Founded in 1915 and located in Boise, IdaCorp (NYSE:IDA) delivers power to Idaho and parts of Oregon. While much of the business is what you’d expect from this kind of company -- hydroelectric dams, coal plants, and purchased power -- IdaCorp is doing some interesting things that make it worth watching.

This company is divided up into a few subsidiaries. Beyond Idaho Power, there is IdaComm, which focuses on telecommunications. In a very clever bit of bundling, IdaCorp is using its infrastructure and client base to provide Internet and phone service and increase its revenues while minimizing many of the capital outlays of other telecommunications companies.

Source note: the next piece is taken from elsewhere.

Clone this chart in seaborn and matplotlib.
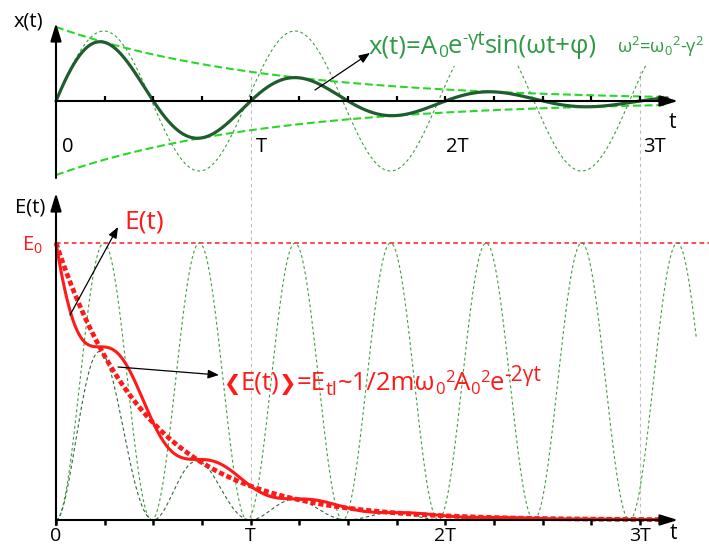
import numpy as np
import pandas as pd
import matplotlib
matplotlib.use("Agg")
import matplotlib.pyplot as plt
from matplotlib.patches import Rectangle
import seaborn as sns

# ---------------- values ----------------
period = 1.0            # T (time unit)
period_free = 0.982     # T0 of the undamped oscillation (slightly shorter)
gamma_x = 0.93          # damping rate (per T) seen in the x(t) envelope
gamma_E = 1.05          # damping rate (per T) seen in the energy curves
amp0 = 1.0              # A0 (envelope start)
amp_free = 0.946        # amplitude of the undamped sine relative to A0
energy0 = 1.0           # E0
t_end_damped = 3.14     # where damped curves stop (in T)
t_end_free_top = 3.03
t_end_free_bottom = 3.29
quarter_ticks = [0.25, 0.5, 0.75, 1.0, 1.25, 1.5, 1.75, 2.0, 2.25, 2.5, 2.75, 3.0]
bottom_ticks = [0.0] + quarter_ticks
tick_pos = [0.0, 1.0, 2.0, 3.0]
tick_labels = ["0", "T", "2T", "3T"]
gray_marks = [1.0, 3.0]

# ---------------- style ----------------
sns.set_theme(style="white")
plt.rcParams["font.family"] = ["Open Sans", "DejaVu Sans"]
plt.rcParams["mathtext.fontset"] = "custom"
plt.rcParams["mathtext.rm"] = "Open Sans"
plt.rcParams["mathtext.it"] = "Open Sans"
plt.rcParams["mathtext.sf"] = "Open Sans"
plt.rcParams["mathtext.bf"] = "Open Sans:bold"
plt.rcParams["mathtext.default"] = "regular"

W, H = 709, 544
fig = plt.figure(figsize=(W / 100, H / 100), dpi=100)
fig.patch.set_facecolor("white")

X0, TPX = 56.0, 194.67
xlim = (-X0 / TPX, (W - X0) / TPX)

# top panel: image rows 0..190, baseline at row 101, A0 = 74 px
ax1 = fig.add_axes([0, 1 - 190 / H, 1, 190 / H])
# bottom panel: image rows 190..544, baseline at row 520, E0 = 277 px
ax2 = fig.add_axes([0, 0, 1, 354 / H])
ax1.set_zorder(1)
for ax in (ax1, ax2):
    ax.set_axis_off()
    ax.patch.set_visible(False)

omega = 2 * np.pi / period
omega0 = 2 * np.pi / period_free
g_over_w = gamma_E / omega

t_d = np.linspace(0, t_end_damped, 900)
t_ft = np.linspace(0, t_end_free_top, 900)
t_fb = np.linspace(0, t_end_free_bottom, 1200)

top = pd.DataFrame({
    "t": t_d,
    "x": amp0 * np.exp(-gamma_x * t_d) * np.sin(omega * t_d),
    "env_up": amp0 * np.exp(-gamma_x * t_d),
    "env_dn": -amp0 * np.exp(-gamma_x * t_d),
})
free_top = pd.DataFrame({"t": t_ft, "x": amp_free * np.sin(omega0 * t_ft)})
free_bot = pd.DataFrame({"t": t_fb, "e": energy0 * np.sin(omega0 * t_fb) ** 2})
bot = pd.DataFrame({
    "t": t_d,
    "pe": energy0 * np.exp(-2 * gamma_E * t_d) * np.sin(omega * t_d) ** 2,
    "E": energy0 * np.exp(-2 * gamma_E * t_d) * (1 + 2 * g_over_w ** 2 * np.sin(omega * t_d) ** 2
                                                  - g_over_w * np.sin(2 * omega * t_d)),
    "Eavg": energy0 * np.exp(-2 * gamma_E * t_d),
})

light_green = "#3f9f3f"
bright_green = "#2ad62a"
dark_green = "#1f5c2e"
formula_green = "#2f9a45"
red = "#ff1a1a"

# ---------------- top panel ----------------
sns.lineplot(data=free_top, x="t", y="x", ax=ax1, color=light_green, lw=0.8,
             linestyle=(0, (2.6, 2.4)), estimator=None, sort=False, zorder=1)
for col in ("env_up", "env_dn"):
    sns.lineplot(data=top, x="t", y=col, ax=ax1, color=bright_green, lw=1.5,
                 linestyle=(0, (3.8, 1.8)), estimator=None, sort=False, zorder=2)
sns.lineplot(data=top, x="t", y="x", ax=ax1, color=dark_green, lw=2.3,
             estimator=None, sort=False, zorder=3)

axis_kw = dict(arrowstyle="-|>,head_length=0.72,head_width=0.22", color="black",
               lw=1.5, mutation_scale=15, shrinkA=0, shrinkB=0)
ax1.annotate("", xy=(0, 78 / 74), xytext=(0, -77 / 74), arrowprops=axis_kw, zorder=4)
ax1.annotate("", xy=((678 - X0) / TPX, 0), xytext=(0, 0), arrowprops=axis_kw, zorder=4)
for tk in quarter_ticks:
    ax1.plot([tk, tk], [0, 5.5 / 74], color="black", lw=1.6, zorder=4,
             solid_capstyle="butt")

# white boxes behind the formulas (hide the undamped sine there)
ax1.add_patch(Rectangle((371 / W, 1 - 66 / H), (612 - 371) / W, 44 / H,
                        transform=fig.transFigure, facecolor="white",
                        edgecolor="none", zorder=5, clip_on=False))
ax1.add_patch(Rectangle((615 / W, 1 - 64 / H), (W - 615) / W, 36 / H,
                        transform=fig.transFigure, facecolor="white",
                        edgecolor="none", zorder=5, clip_on=False))

# ---------------- bottom panel ----------------
for gm in gray_marks:
    ax2.plot([gm, gm], [0, (520 - 71) / 277], color="#bdbdbd", lw=0.8,
             linestyle=(0, (3, 3)), clip_on=False, zorder=0)
ax2.plot([0, xlim[1]], [energy0, energy0], color=red, lw=1.1,
         linestyle=(0, (3.0, 2.2)), zorder=1)
sns.lineplot(data=free_bot, x="t", y="e", ax=ax2, color=light_green, lw=0.8,
             linestyle=(0, (2.6, 2.4)), estimator=None, sort=False, zorder=1)
sns.lineplot(data=bot, x="t", y="pe", ax=ax2, color="#2d6b3c", lw=0.8,
             linestyle=(0, (3.0, 2.4)), estimator=None, sort=False, zorder=2)
sns.lineplot(data=bot, x="t", y="E", ax=ax2, color=red, lw=2.2,
             estimator=None, sort=False, zorder=3)
sns.lineplot(data=bot, x="t", y="Eavg", ax=ax2, color=red, lw=3.4,
             linestyle=(0, (1.1, 0.6)), estimator=None, sort=False, zorder=3)

ax2.annotate("", xy=(0, (520 - 193) / 277), xytext=(0, -5 / 277), arrowprops=axis_kw, zorder=4)
ax2.annotate("", xy=((678 - X0) / TPX, 0), xytext=(0, 0), arrowprops=axis_kw, zorder=4)
for tk in bottom_ticks:
    ax2.plot([tk, tk], [0, -5 / 277], color="black", lw=1.8, zorder=4,
             solid_capstyle="butt")

for ax in (ax1, ax2):
    ax.set_xlim(*xlim)
ax1.set_ylim(-89 / 74, 101 / 74)
ax2.set_ylim(-24 / 277, 330 / 277)


# ---------------- text ----------------
def put(x, y, s, **kw):
    return fig.text(x / W, 1 - y / H, s, **kw)


put(14, 26, "x(t)", fontsize=14.5, color="black", va="baseline")
put(669, 128, "t", fontsize=15, color="black", va="baseline")
top_label_left = [62, 256, 446, 643]
for lx, lab in zip(top_label_left, tick_labels):
    put(lx, 152, lab, fontsize=14.5, color="black", va="baseline")

put(15, 212, "E(t)", fontsize=14.5, color="black", va="baseline")
put(22, 251, r"E$_0$", fontsize=14.5, color=red, va="baseline")
put(124, 228, "E(t)", fontsize=19, color=red, va="baseline")
for lx, lab in zip(tick_pos, tick_labels):
    put(X0 + lx * TPX, 541, lab, fontsize=14, color="black", va="baseline", ha="center")
put(670, 539, "t", fontsize=15, color="black", va="baseline")

put(617, 53, r"ω$^2$=ω$_0{}^2$-γ$^2$", fontsize=13.2, color=formula_green,
    va="baseline")

fig.canvas.draw()
renderer = fig.canvas.get_renderer()


def chain(x, y, pieces, color):
    cur = x
    for s, size, dy, fam, weight, gap in pieces:
        tx = put(cur + gap, y + dy, s, fontsize=size, color=color, va="baseline",
                 family=fam, fontweight=weight)
        cur = tx.get_window_extent(renderer).x1


OS, DV = "Open Sans", "DejaVu Sans"
green_pieces = [
    ("x(t)=A", 18.5, 0, OS, "normal", 0),
    ("0", 12.5, 4, OS, "normal", 0),
    ("e", 18.5, 0, OS, "normal", 0),
    ("-", 11, -11, OS, "normal", 0),
    ("γt", 14.5, -8, OS, "normal", 0),
    ("sin(ωt+φ)", 18.5, 0, OS, "normal", 0),
]
chain(369, 53, green_pieces, formula_green)

red_pieces = [
    ("❮", 15, 0, DV, "bold", 0),
    ("E(t)", 18.5, 0, OS, "normal", 0),
    ("❯", 15, 0, DV, "bold", 0),
    ("=E", 18.5, 0, OS, "normal", 0),
    ("tl", 14, 5, OS, "normal", 0),
    ("~1/2mω", 18.5, 0, OS, "normal", 0),
    ("0", 12, 4, OS, "normal", 0),
    ("2", 12, -8, OS, "normal", 0),
    ("A", 18.5, 0, OS, "normal", 0),
    ("0", 12, 4, OS, "normal", 0),
    ("2", 12, -8, OS, "normal", 0),
    ("e", 18.5, 0, OS, "normal", 0),
    ("-2γt", 15, -9, OS, "normal", 0),
]
chain(223, 390, red_pieces, red)

# pointer arrows
ptr = dict(arrowstyle="-|>,head_length=0.55,head_width=0.22", color="black",
           lw=0.9, mutation_scale=12, shrinkA=0, shrinkB=0)
fig_px = lambda x, y: (x, H - y)
ax1.annotate("", xy=fig_px(370, 53), xytext=fig_px(315, 90), xycoords="figure pixels",
             textcoords="figure pixels", arrowprops=ptr, zorder=6)
ax2.annotate("", xy=fig_px(118, 227), xytext=fig_px(70, 315), xycoords="figure pixels",
             textcoords="figure pixels", arrowprops=ptr)
ax2.annotate("", xy=fig_px(219, 375), xytext=fig_px(118, 367), xycoords="figure pixels",
             textcoords="figure pixels", arrowprops=ptr)

fig.savefig("out.png", dpi=100, facecolor="white")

Meanwhile, IdaCorp Financial develops affordable housing (no doubt supplying the power and Internet to these new homes) and IdaWest owns several hydroelectric dams.

IdaCorp used to own a green-tech division called IdaTech, which developed fuel cell systems and fuel-processing systems based on its own proprietary technology that enabled the extraction of hydrogen for eco-friendly power. This division was recently sold on July 20 to a company called Investec; IdaCorp will benefit from the proceeds of the sale, and the deal also frees the company to focus more on its core businesses.

With this kind of forward-looking management and diversified offerings, it’s no surprise that IdaCorp’s stock has been on the rise. It’s currently trading at $37, its 52-week high, and the stock has been rising pretty steadily since it dropped below $28 last fall. The company’s first quarter was very strong, with revenues jumping 30 percent from the previous quarter, and the sale of IdaTech should allow the company to focus itself and improve its profitability even more. Plus there’s a dividend of $.30 cents a share.

Type of stock: A traditional power company with one eye on new technologies and alternative energies and, with a market cap of only $1.6 billion, there's lots of room for growth ahead.

Price target:
This company’s growth has been steady, but there are often downward blips. If you see one of them -- for example if you see it drop below $35 now that it’s at $37 -- I’d jump in and hold this one for a while and keep it for the long, long term.